━━━ Given material

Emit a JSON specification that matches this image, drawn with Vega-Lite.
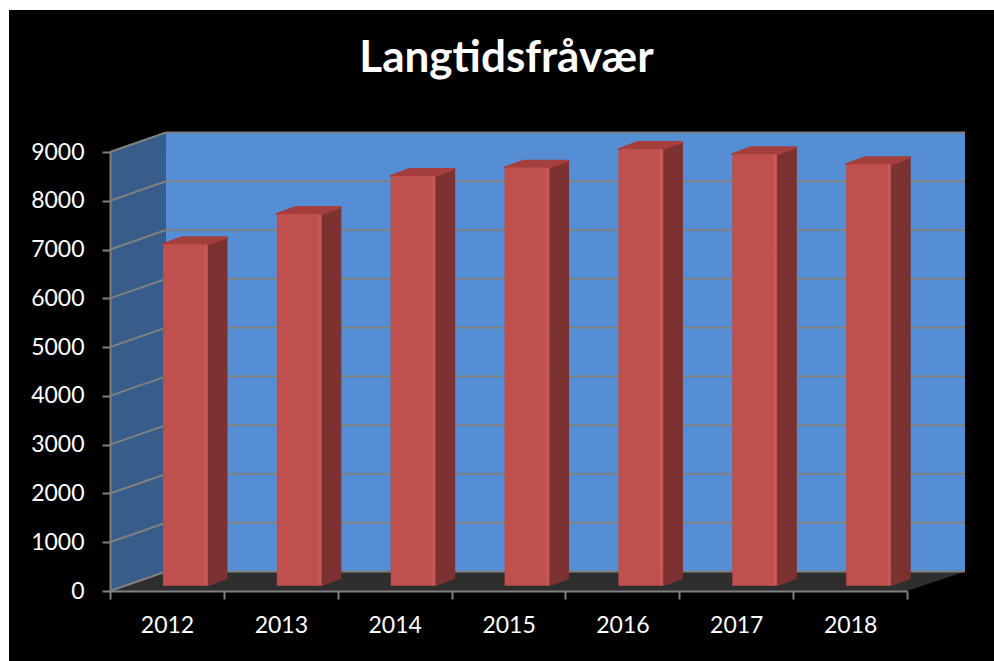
{
"$schema":"https://vega.github.io/schema/vega-lite/v6.json",
"width":797,"height":439,"autosize":"none",
"padding":{"left":110,"top":152,"right":87,"bottom":70},
"background":"white",
"title":{"text":"Langtidsfråvær","font":"Lato","fontWeight":"bold","fontSize":44,"color":"white","anchor":"middle","offset":-71,"zindex":1,"dx":-2},
"datasets":{
"bars":[{"year":2012,"value":7000},{"year":2013,"value":7620},{"year":2014,"value":8400},{"year":2015,"value":8570},{"year":2016,"value":8950},{"year":2017,"value":8845},{"year":2018,"value":8640}],
"ticks":[{"tick":0},{"tick":1000},{"tick":2000},{"tick":3000},{"tick":4000},{"tick":5000},{"tick":6000},{"tick":7000},{"tick":8000},{"tick":9000}]
},
"encoding":{
"x":{"field":"px","type":"quantitative","scale":{"domain":[0,7],"nice":false,"zero":false},"axis":{"title":null,"values":[0,1,2,3,4,5,6,7],"grid":false,"zindex":1,"domainColor":"#808080","domainWidth":2,"tickColor":"#808080","tickWidth":2,"tickSize":8,"labelExpr":"datum.value<7?''+(datum.value+2012):''","labelOffset":57,"labelFont":"Lato","labelFontSize":23,"labelColor":"white","labelPadding":15,"labelFlush":false,"labelOverlap":false,"labelBound":false}},
"y":{"field":"py","type":"quantitative","stack":null,"scale":{"domain":[0,9000],"nice":false,"zero":false},"axis":{"title":null,"values":[0,1000,2000,3000,4000,5000,6000,7000,8000,9000],"grid":false,"zindex":1,"domainColor":"#808080","domainWidth":2,"tickColor":"#808080","tickWidth":2,"tickSize":8,"format":"d","labelFont":"Lato","labelFontSize":23,"labelColor":"white","labelPadding":18,"labelFlush":false,"labelOverlap":false,"labelBound":false}}
},
"layer":[
{"data":{"values":[{"part":"background"}]},"transform":[{"calculate":"-0.887","as":"px"},{"calculate":"8","as":"px2"},{"calculate":"-1500","as":"py"},{"calculate":"11911","as":"py2"}],"mark":{"type":"rect","fill":"black"},"encoding":{"x2":{"field":"px2"},"y2":{"field":"py2"}}},
{"data":{"values":[{"part":"wall"}]},"transform":[{"calculate":"0.4918","as":"px"},{"calculate":"7.509","as":"px2"},{"calculate":"400","as":"py"},{"calculate":"9400","as":"py2"}],"mark":{"type":"rect","fill":"#558ed5"},"encoding":{"x2":{"field":"px2"},"y2":{"field":"py2"}}},
{"data":{"values":[{"part":"side"}]},"transform":[{"calculate":"[0,1]","as":"d"},{"flatten":["d"]},{"calculate":"datum.d*0.4918","as":"px"},{"calculate":"datum.d*400","as":"py"},{"calculate":"9000+datum.d*400","as":"py2"}],"mark":{"type":"area","fill":"#385d8a"},"encoding":{"y2":{"field":"py2"}}},
{"data":{"values":[{"part":"floor"}]},"transform":[{"calculate":"[0,1,2,3]","as":"d"},{"flatten":["d"]},{"calculate":"[0,0.4918,7,7.509][datum.d]","as":"px"},{"calculate":"[0,0,0,400][datum.d]","as":"py"},{"calculate":"[0,400,400,400][datum.d]","as":"py2"}],"mark":{"type":"area","fill":"#2e2e2e"},"encoding":{"y2":{"field":"py2"}}},
{"data":{"name":"ticks"},"transform":[{"calculate":"0.4918","as":"px"},{"calculate":"7.509","as":"px2"},{"calculate":"datum.tick+400","as":"py"},{"calculate":"datum.tick+400","as":"py2"}],"mark":{"type":"rule","stroke":"#808080","strokeWidth":2},"encoding":{"x2":{"field":"px2"},"y2":{"field":"py2"}}},
{"data":{"name":"ticks"},"transform":[{"calculate":"0","as":"px"},{"calculate":"0.4918","as":"px2"},{"calculate":"datum.tick","as":"py"},{"calculate":"datum.tick+400","as":"py2"}],"mark":{"type":"rule","stroke":"#808080","strokeWidth":2},"encoding":{"x2":{"field":"px2"},"y2":{"field":"py2"}}},
{"data":{"name":"bars"},"transform":[{"calculate":"datum.year-2012","as":"i"},{"calculate":"[0,1]","as":"d"},{"flatten":["d"]},{"calculate":"datum.i+0.8605+datum.d*0.167","as":"px"},{"calculate":"110+datum.d*143","as":"py"},{"calculate":"110+datum.value+datum.d*143","as":"py2"}],"mark":{"type":"area","fill":"#7c3230","stroke":"#7c3230","strokeWidth":1,"strokeJoin":"round"},"encoding":{"y2":{"field":"py2"},"detail":{"field":"year"}}},
{"data":{"name":"bars"},"transform":[{"calculate":"datum.year-2012","as":"i"},{"calculate":"[0,1,2,3]","as":"d"},{"flatten":["d"]},{"calculate":"datum.i+[0.4655,0.6325,0.8605,1.0275][datum.d]","as":"px"},{"calculate":"110+datum.value+[0,0,0,143][datum.d]","as":"py"},{"calculate":"110+datum.value+[0,143,143,143][datum.d]","as":"py2"}],"mark":{"type":"area","fill":"#a43f3d","stroke":"#a43f3d","strokeWidth":2,"strokeJoin":"round"},"encoding":{"y2":{"field":"py2"},"detail":{"field":"year"}}},
{"data":{"name":"bars"},"transform":[{"calculate":"datum.year-2012+0.4655","as":"px"},{"calculate":"datum.year-2012+0.8605","as":"px2"},{"calculate":"110","as":"py"},{"calculate":"110+datum.value","as":"py2"}],"mark":{"type":"rect","cornerRadiusTopLeft":3,"cornerRadiusTopRight":2,"fill":{"gradient":"linear","x1":0,"y1":0,"x2":1,"y2":0,"stops":[{"offset":0,"color":"#b94d4a"},{"offset":0.04,"color":"#c0504d"},{"offset":0.9,"color":"#c0504d"},{"offset":0.96,"color":"#cc5c58"},{"offset":1,"color":"#b34a47"}]}},"encoding":{"x2":{"field":"px2"},"y2":{"field":"py2"}}}
],
"config":{"view":{"stroke":null}}
}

━━━━━━

* **The task**
Quote the data above in full, leaving out the pictures it holds.

* **Problem solution**
Emit a JSON specification that matches this image, drawn with Vega-Lite.
{
"$schema":"https://vega.github.io/schema/vega-lite/v6.json",
"width":797,"height":439,"autosize":"none",
"padding":{"left":110,"top":152,"right":87,"bottom":70},
"background":"white",
"title":{"text":"Langtidsfråvær","font":"Lato","fontWeight":"bold","fontSize":44,"color":"white","anchor":"middle","offset":-71,"zindex":1,"dx":-2},
"datasets":{
"bars":[{"year":2012,"value":7000},{"year":2013,"value":7620},{"year":2014,"value":8400},{"year":2015,"value":8570},{"year":2016,"value":8950},{"year":2017,"value":8845},{"year":2018,"value":8640}],
"ticks":[{"tick":0},{"tick":1000},{"tick":2000},{"tick":3000},{"tick":4000},{"tick":5000},{"tick":6000},{"tick":7000},{"tick":8000},{"tick":9000}]
},
"encoding":{
"x":{"field":"px","type":"quantitative","scale":{"domain":[0,7],"nice":false,"zero":false},"axis":{"title":null,"values":[0,1,2,3,4,5,6,7],"grid":false,"zindex":1,"domainColor":"#808080","domainWidth":2,"tickColor":"#808080","tickWidth":2,"tickSize":8,"labelExpr":"datum.value<7?''+(datum.value+2012):''","labelOffset":57,"labelFont":"Lato","labelFontSize":23,"labelColor":"white","labelPadding":15,"labelFlush":false,"labelOverlap":false,"labelBound":false}},
"y":{"field":"py","type":"quantitative","stack":null,"scale":{"domain":[0,9000],"nice":false,"zero":false},"axis":{"title":null,"values":[0,1000,2000,3000,4000,5000,6000,7000,8000,9000],"grid":false,"zindex":1,"domainColor":"#808080","domainWidth":2,"tickColor":"#808080","tickWidth":2,"tickSize":8,"format":"d","labelFont":"Lato","labelFontSize":23,"labelColor":"white","labelPadding":18,"labelFlush":false,"labelOverlap":false,"labelBound":false}}
},
"layer":[
{"data":{"values":[{"part":"background"}]},"transform":[{"calculate":"-0.887","as":"px"},{"calculate":"8","as":"px2"},{"calculate":"-1500","as":"py"},{"calculate":"11911","as":"py2"}],"mark":{"type":"rect","fill":"black"},"encoding":{"x2":{"field":"px2"},"y2":{"field":"py2"}}},
{"data":{"values":[{"part":"wall"}]},"transform":[{"calculate":"0.4918","as":"px"},{"calculate":"7.509","as":"px2"},{"calculate":"400","as":"py"},{"calculate":"9400","as":"py2"}],"mark":{"type":"rect","fill":"#558ed5"},"encoding":{"x2":{"field":"px2"},"y2":{"field":"py2"}}},
{"data":{"values":[{"part":"side"}]},"transform":[{"calculate":"[0,1]","as":"d"},{"flatten":["d"]},{"calculate":"datum.d*0.4918","as":"px"},{"calculate":"datum.d*400","as":"py"},{"calculate":"9000+datum.d*400","as":"py2"}],"mark":{"type":"area","fill":"#385d8a"},"encoding":{"y2":{"field":"py2"}}},
{"data":{"values":[{"part":"floor"}]},"transform":[{"calculate":"[0,1,2,3]","as":"d"},{"flatten":["d"]},{"calculate":"[0,0.4918,7,7.509][datum.d]","as":"px"},{"calculate":"[0,0,0,400][datum.d]","as":"py"},{"calculate":"[0,400,400,400][datum.d]","as":"py2"}],"mark":{"type":"area","fill":"#2e2e2e"},"encoding":{"y2":{"field":"py2"}}},
{"data":{"name":"ticks"},"transform":[{"calculate":"0.4918","as":"px"},{"calculate":"7.509","as":"px2"},{"calculate":"datum.tick+400","as":"py"},{"calculate":"datum.tick+400","as":"py2"}],"mark":{"type":"rule","stroke":"#808080","strokeWidth":2},"encoding":{"x2":{"field":"px2"},"y2":{"field":"py2"}}},
{"data":{"name":"ticks"},"transform":[{"calculate":"0","as":"px"},{"calculate":"0.4918","as":"px2"},{"calculate":"datum.tick","as":"py"},{"calculate":"datum.tick+400","as":"py2"}],"mark":{"type":"rule","stroke":"#808080","strokeWidth":2},"encoding":{"x2":{"field":"px2"},"y2":{"field":"py2"}}},
{"data":{"name":"bars"},"transform":[{"calculate":"datum.year-2012","as":"i"},{"calculate":"[0,1]","as":"d"},{"flatten":["d"]},{"calculate":"datum.i+0.8605+datum.d*0.167","as":"px"},{"calculate":"110+datum.d*143","as":"py"},{"calculate":"110+datum.value+datum.d*143","as":"py2"}],"mark":{"type":"area","fill":"#7c3230","stroke":"#7c3230","strokeWidth":1,"strokeJoin":"round"},"encoding":{"y2":{"field":"py2"},"detail":{"field":"year"}}},
{"data":{"name":"bars"},"transform":[{"calculate":"datum.year-2012","as":"i"},{"calculate":"[0,1,2,3]","as":"d"},{"flatten":["d"]},{"calculate":"datum.i+[0.4655,0.6325,0.8605,1.0275][datum.d]","as":"px"},{"calculate":"110+datum.value+[0,0,0,143][datum.d]","as":"py"},{"calculate":"110+datum.value+[0,143,143,143][datum.d]","as":"py2"}],"mark":{"type":"area","fill":"#a43f3d","stroke":"#a43f3d","strokeWidth":2,"strokeJoin":"round"},"encoding":{"y2":{"field":"py2"},"detail":{"field":"year"}}},
{"data":{"name":"bars"},"transform":[{"calculate":"datum.year-2012+0.4655","as":"px"},{"calculate":"datum.year-2012+0.8605","as":"px2"},{"calculate":"110","as":"py"},{"calculate":"110+datum.value","as":"py2"}],"mark":{"type":"rect","cornerRadiusTopLeft":3,"cornerRadiusTopRight":2,"fill":{"gradient":"linear","x1":0,"y1":0,"x2":1,"y2":0,"stops":[{"offset":0,"color":"#b94d4a"},{"offset":0.04,"color":"#c0504d"},{"offset":0.9,"color":"#c0504d"},{"offset":0.96,"color":"#cc5c58"},{"offset":1,"color":"#b34a47"}]}},"encoding":{"x2":{"field":"px2"},"y2":{"field":"py2"}}}
],
"config":{"view":{"stroke":null}}
}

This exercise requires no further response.